Single by Lindsey Stirling

from the album Artemis
- Released: 26 August 2019
- Genre: Dubstep; classical crossover; electro house; EDM;
- Length: 3:54
- Label: Lindseystomp Records
- Songwriter(s): Lindsey Stirling, SILAS
- Producer(s): Lindsey Stirling

Lindsey Stirling singles chronology
| "The Upside" (2019) | "Artemis" (2019) | "What You're Made Of" (2020) |

= Artemis (song) =

"Artemis" is a 2019 single by violinist Lindsey Stirling.

==Background==
"Artemis" was the fourth single released from Stirling's album same name. The song was written, produced and performed by Stirling and is an instrumental track.
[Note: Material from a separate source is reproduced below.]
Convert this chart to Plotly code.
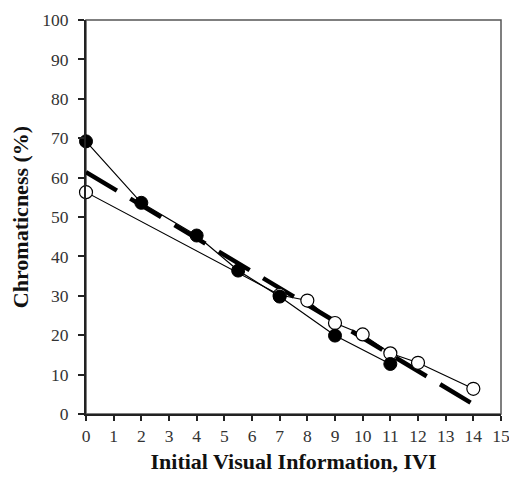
import plotly.graph_objects as go

# Data
filled_x = [0, 2, 4, 5.5, 7, 9, 11]
filled_y = [69.2, 53.6, 45.3, 36.4, 29.8, 19.9, 12.7]

open_x = [0, 7, 8, 9, 10, 11, 12, 14]
open_y = [56.3, 30.2, 28.8, 23.1, 20.2, 15.4, 13.0, 6.4]

fit_x = [0, 13.9]
fit_y = [61.4, 2.9]

x_ticks = list(range(0, 16))
y_ticks = list(range(0, 101, 10))

fig = go.Figure()

fig.add_trace(go.Scatter(
    x=fit_x, y=fit_y, mode="lines",
    line=dict(color="black", width=4.5, dash="36px,15.6px"),
    showlegend=False, cliponaxis=False))

fig.add_trace(go.Scatter(
    x=open_x, y=open_y, mode="lines",
    line=dict(color="black", width=1.2),
    showlegend=False, cliponaxis=False))

fig.add_trace(go.Scatter(
    x=filled_x, y=filled_y, mode="lines",
    line=dict(color="black", width=1.2),
    showlegend=False, cliponaxis=False))

fig.add_trace(go.Scatter(
    x=open_x, y=open_y, mode="markers",
    marker=dict(symbol="circle", size=13, color="white",
                line=dict(color="black", width=1.2)),
    showlegend=False, cliponaxis=False))

fig.add_trace(go.Scatter(
    x=filled_x, y=filled_y, mode="markers",
    marker=dict(symbol="circle", size=13, color="black",
                line=dict(color="black", width=1)),
    showlegend=False, cliponaxis=False))

tickfont = dict(family="Liberation Serif", size=17.5, color="#333")
titlefont = dict(family="Liberation Serif", size=22, color="#111")

fig.update_layout(
    width=509, height=478,
    margin=dict(l=86, r=8, t=20, b=64),
    paper_bgcolor="white", plot_bgcolor="white",
    xaxis=dict(
        range=[0, 15], tickmode="array", tickvals=x_ticks,
        ticktext=[str(v) for v in x_ticks],
        showgrid=False, zeroline=False, automargin=False,
        ticklabeloverflow="allow",
        showline=True, linecolor="#222", linewidth=2,
        ticks="outside", ticklen=5, tickwidth=1.5, tickcolor="#222",
        tickfont=tickfont,
        title=dict(text="<b>Initial Visual Information, IVI</b>", font=titlefont, standoff=9),
    ),
    yaxis=dict(
        range=[0, 100], tickmode="array", tickvals=y_ticks,
        ticktext=[str(v) for v in y_ticks],
        showgrid=False, zeroline=False, automargin=False,
        ticklabelstandoff=6,
        showline=True, linecolor="#222", linewidth=2,
        ticks="outside", ticklen=6, tickwidth=1.5, tickcolor="#222",
        tickfont=tickfont,
        title=dict(text="<b>Chromaticness (%)</b>", font=titlefont, standoff=8),
    ),
    shapes=[dict(type="rect", xref="paper", yref="paper", x0=0, y0=0, x1=1, y1=1,
                 line=dict(color="#555", width=1.5), layer="below")],
)

fig.write_html("out.html")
The track was released prior to the full album, and the launch event showed Stirling as a virtual reality avatar performing the song via Wave.

In March 2020, NASA launched a video created with Stirling promoting their 2024 Artemis Space Program. Stirling performed her song in an emotive video in the shadow of the Vehicle Assembly Building at Kennedy Space Center in Florida.

==Music video==
On August 30, 2019, Stirling released her music video for Artemis. It was produced by Stirling and Stephen Mallett. Continuing the theme of the album, Stirling returns to the role of the Greek goddess Artemis exploring her surroundings in a vast forest. The dancers move like hunters, matching Artemis's title as the goddess of wild animals, the hunt and vegetation.

Alongside the official music video, Stirling launched a behind-the-scenes video on September 5, 2019.

==Charts==
"Artemis" peaked at number 9 on the Billboard Dance/Electronic Digital Song Sales chart for the week ending September 14, 2019.